Нам с мамой тяжело жилось — сначала, где-то до старших классов школы, в четырнадцатиметровой комнате, бывшей кухне с цементным полом.
Закрыть его досками денег не было. Чтобы избавиться от холода и сырости, переехали в восьмиметровую комнатушку, вернее, бывший коридор в два метра шириной, вместо окна — дверь. Там одна узенькая кровать едва помещалась. Когда я входил, маме приходилось выходить, вдвоем не развернуться. На ночь себе раскладушку ставил, утром собирал, иначе и мышь не проскочит. Но пол был дощатый, и мы уже чувствовали себя элитой.
Двор наш как одна большая общага: не было ни английских замков, ни железных дверей и решеток. Все знали, что ключи под тряпкой перед дверью. Ни у кого ни воды, ни света, ни отопления, одежду занашивали до дыр, читали с керосиновой лампой, голодали, но относились друг к другу с любовью, с открытым сердцем. У кого появлялось что лишнее, сладости какие-то — выносили во двор, детей угощали.
Нам с мамой в ту пору особенно нечем было поделиться.
Кто мог позволить себе сварить или пожарить картошку, очистки обычно не выбрасывали, отдавали нуждающимся. И моя княжна Багратиони их мыла, нарезала тонкими ломтиками и тушила в постном масле. Если удавалось еще и головку лука раздобыть, получалось знатное лакомство. Еще мама тушила в масле и с луком черствый черный хлеб вместо мяса.

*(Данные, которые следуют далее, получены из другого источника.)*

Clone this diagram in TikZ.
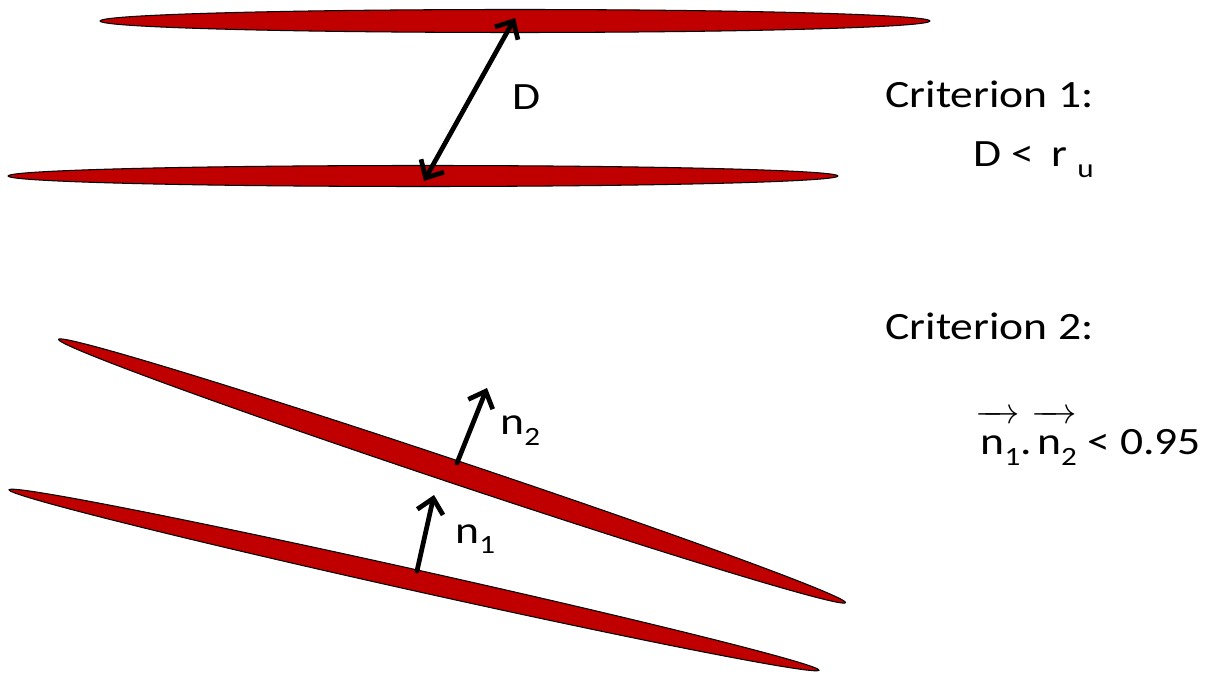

Когда уже жил своим домом, как ни звал маму переехать, она категорически отказывалась. Думал, не хочет Иру стеснять, и единственный раз попросил за себя власти, чтобы помогли ей квартиру отдельную получить. И что? Пришлось обратно государству сдать. Не захотела княжна Багратиони в комфортабельной отдельной квартире жить, дескать, не смогу без своих соседей.
Как только стал зарабатывать, каждый первый день месяца приносил ей деньги, если был в отъезде, кто-то из моих друзей непременно передавал. Если что-то покупал, то на всех соседей, не штучно, а десятками килограммов, мешками. Мама созывала: «Ольга, Тамрико, Нана!» — и начиналась раздача гостинцев. Когда старый дом, где жила мама, решили снести, ее соседка к себе забрала, у нее и осталась — до конца. Вот как люди жили!
Позже выяснил, что в нашем дворике проживали представители семнадцати национальностей. А лет до десяти вообще не видел, не понимал разницы между людьми по национальному признаку. С возрастом, конечно, начал различать: один — русский, другой — азербайджанец, третий — еврей. Но все были — наши, на одном языке разговаривали и в прямом, и в переносном смысле.
Однако когда в школе появился новый учитель по военному делу, отставной полковник армянин, стало ясно: национальность имеет значение.